The number of indices must match the rank of the memref. The indices must
be in-bounds: `0 <= idx < dim_size`.
Whether a load/store/access is valid is then no longer a property of the operation in question and its memref operand. We would need to introduce the concept of an “underlying allocation” or “allocated pointer”.
The distinction between static and dynamic on the same op (one is invalid IR, the other one is UB) is a design smell to me: I don’t believe it is desirable to do this (vs having runtime UB).
Also this op is defined as Pure, which seems like a bug since it is incompatible with UB.
Can you elaborate? Why is this not desirable? We currently have many ops with mixed static/dynamic shape semantics: tensor.extract_slice, tensor.insert_slice, memref.subview, tensor.expand_shape, tensor.collapse_shape, memref.expand_shape, memref.collapse_shape, tensor.pad, tensor.parallel_insert_slice, [memref.reinterpret_cast]

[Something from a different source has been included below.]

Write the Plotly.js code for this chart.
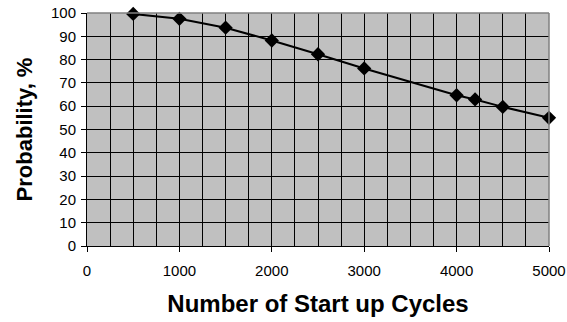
<!DOCTYPE html>
<html><head><meta charset="utf-8">
<script src="https://cdn.plot.ly/plotly-3.0.1.min.js"></script>
<style>html,body{margin:0;padding:0;background:#fff}#c{width:567px;height:322px}</style>
</head><body><div id="c"></div>
<script>
const cycles = [500, 1000, 1500, 2000, 2500, 3000, 4000, 4200, 4500, 5000];
const probability = [99.6, 97.5, 93.7, 88.2, 82.3, 76.2, 64.7, 62.9, 59.7, 55.0];
const xTitle = "Number of Start up Cycles";
const yTitle = "Probability, %";

const trace = {
  x: cycles, y: probability, type: 'scatter', mode: 'lines+markers',
  line: {color: '#000', width: 2},
  marker: {symbol: 'diamond', size: 11, color: '#000'},
  cliponaxis: false, hoverinfo: 'skip'
};
const font = {family: 'Liberation Sans, Arial, sans-serif', color: '#000'};
const layout = {
  width: 567, height: 322,
  margin: {l: 87, r: 18, t: 12.5, b: 75.5},
  paper_bgcolor: '#fff', plot_bgcolor: '#c0c0c0',
  showlegend: false,
  font: font,
  xaxis: {
    range: [0, 5000], dtick: 1000, tick0: 0,
    showgrid: true, gridcolor: '#000', gridwidth: 1,
    minor: {dtick: 250, showgrid: true, gridcolor: '#000', gridwidth: 1, ticks: ''},
    ticks: 'outside', ticklen: 5, tickcolor: '#000',
    showline: true, linecolor: '#000', linewidth: 1,
    zeroline: false, mirror: false,
    ticklabelstandoff: 6,
    tickfont: {size: 15, family: font.family, color: '#000'},
    title: {text: xTitle, font: {size: 24, family: font.family, color: '#000', weight: 'bold'}, standoff: 17}
  },
  yaxis: {
    range: [0, 100], dtick: 10, tick0: 0,
    showgrid: true, gridcolor: '#000', gridwidth: 1,
    ticks: 'outside', ticklen: 5, tickcolor: '#000',
    showline: true, linecolor: '#000', linewidth: 1,
    zeroline: false,
    ticklabelstandoff: 2,
    tickfont: {size: 15, family: font.family, color: '#000'},
    title: {text: yTitle, font: {size: 22, family: font.family, color: '#000', weight: 'bold'}, standoff: 12}
  },
  shapes: [
    {type: 'line', xref: 'paper', yref: 'paper', x0: 0, x1: 1, y0: 1, y1: 1, line: {color: '#808080', width: 1.5}},
    {type: 'line', xref: 'paper', yref: 'paper', x0: 1, x1: 1, y0: 0, y1: 1, line: {color: '#808080', width: 1.5}}
  ]
};
Plotly.newPlot('c', [trace], layout, {staticPlot: true, displayModeBar: false});
</script></body></html>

This in itself is not desirable but my remark above was about the verifier, not the design of the ops.
On the op design: there were long discussions about it years ago (that should still exist in the archive), but in a nutshell it clobbers the API and does not really brings benefits, or at least they don’t pay for itself. Inherent Attributes / Properties are useful when actually needed for codegen, otherwise regular constants just work. If we have more profound issue with constants in the infra, we should address them directly instead of hacking around on these ops. Folding/canonicalization is more involved on these ops as well, and this is where having a verifier becomes iffy.
%cst = constant 10
some_op %cst
is valid but:
some_op 10
becomes invalid IR? That means that they are not equivalent? How can you explain this from an operational semantics on the operation execution?
+1 now that we have TypedValue<X> is it finally time to move to generalized Quantity<X> that can seamlessly encode Value or Attr (rather than all the OpFoldResult weirdness and lack of first-class printer/parser support).
I’d certainly welcome those cleanups, they are long standing warts.